Eight years after his capture by American forces and his rehabilitation at Guantanamo Bay, the 23-year-old's wide reading tastes now include JK Rowling's stories about a British schoolboy who finds himself caught up in his own battle against the powers of evil.

Mr Khadr's transformation from child soldier to bibliophile shows how much he has grown up since his childhood days playing with the family of Osama bin Laden in Afghanistan. Today he is charged with war crimes against America at a trial before a military commission in a courtroom in Guantanamo Bay. He is accused of killing an American soldier with a hand grenade, and the US government appears determined to convict him.

His lawyers, who have spent many hours in his company, describe him as a "very gracious" young man who wants to show the world how much he has changed. Given his family background, however, that won't be easy.

The Khadr children had a strict Islamic upbringing in Pakistan before moving to Canada in 1992. Four years later, Omar's father moved them to Jalalabad, Afghanistan, where they often visited Osama bin Laden's compound. In 2003, his father – an alleged al-Qa'ida financier – was killed by Pakistani forces in a shoot-out near the Afghanistan border. Omar's younger brother Abdulkareem was left a paraplegic in the same battle. His older brother Abdullah, now 29, returned to Canada in 2005. He was arrested and faces extradition to the US on terrorism charges.

The white uniform that Mr Khadr wore to court on Monday shows that the Americans believe the man they accuse of war crimes is a model prisoner: detainees who refuse to co-operate must wear different coloured clothing.

Mr Khadr enjoys lenient treatment at the communal facility of Camp 4 on the south-east side of the island where detainees can mix outdoors with one another for up to 20 hours a day, and have access to an exercise yard for two hours a day. There is also a television room where films, nature programmes and highlights of international football games are shown. This is a world away from his earlier detention. He was first held in an interrogation centre in Bagram in Afghanistan. He claims he was abused and threatened with rape and death, and alleges that US soldiers once used him as a human mop to clean the floor because he had urinated on himself.

Today he spends his time in the camp library and running around the compound, but blames inadequate training shoes for a debilitating ankle injury. He also complains of back pains and is still worried about his left eye which was almost completely blinded in the battle in which he was captured.
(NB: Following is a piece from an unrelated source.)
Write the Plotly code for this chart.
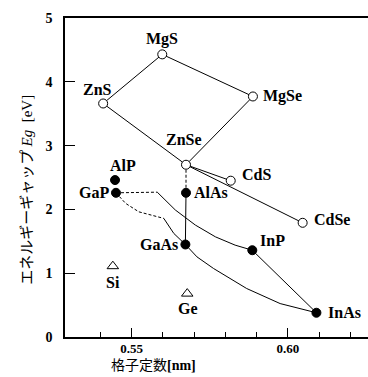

A member of the Canadian foreign affairs office who visited Mr Khadr at Guantanamo in 2008 reported in a subsequently leaked document that the detainee chose to sleep on the floor rather than in his bed because of his back pains and the stomach aches which he claims are caused by the American shrapnel still inside his body. "He joked that it was the shrapnel which constantly set off the metal detector when being frisked going in and out of Camp Iguana [the facility where detainees meet visitors and lawyers]," the Canadian report said.

Despite his rehabilitation, however, Guantanamo remains a frustrating place to live. This was demonstrated recently when the camp guards refused to give Mr Khadr a pillow because of security fears.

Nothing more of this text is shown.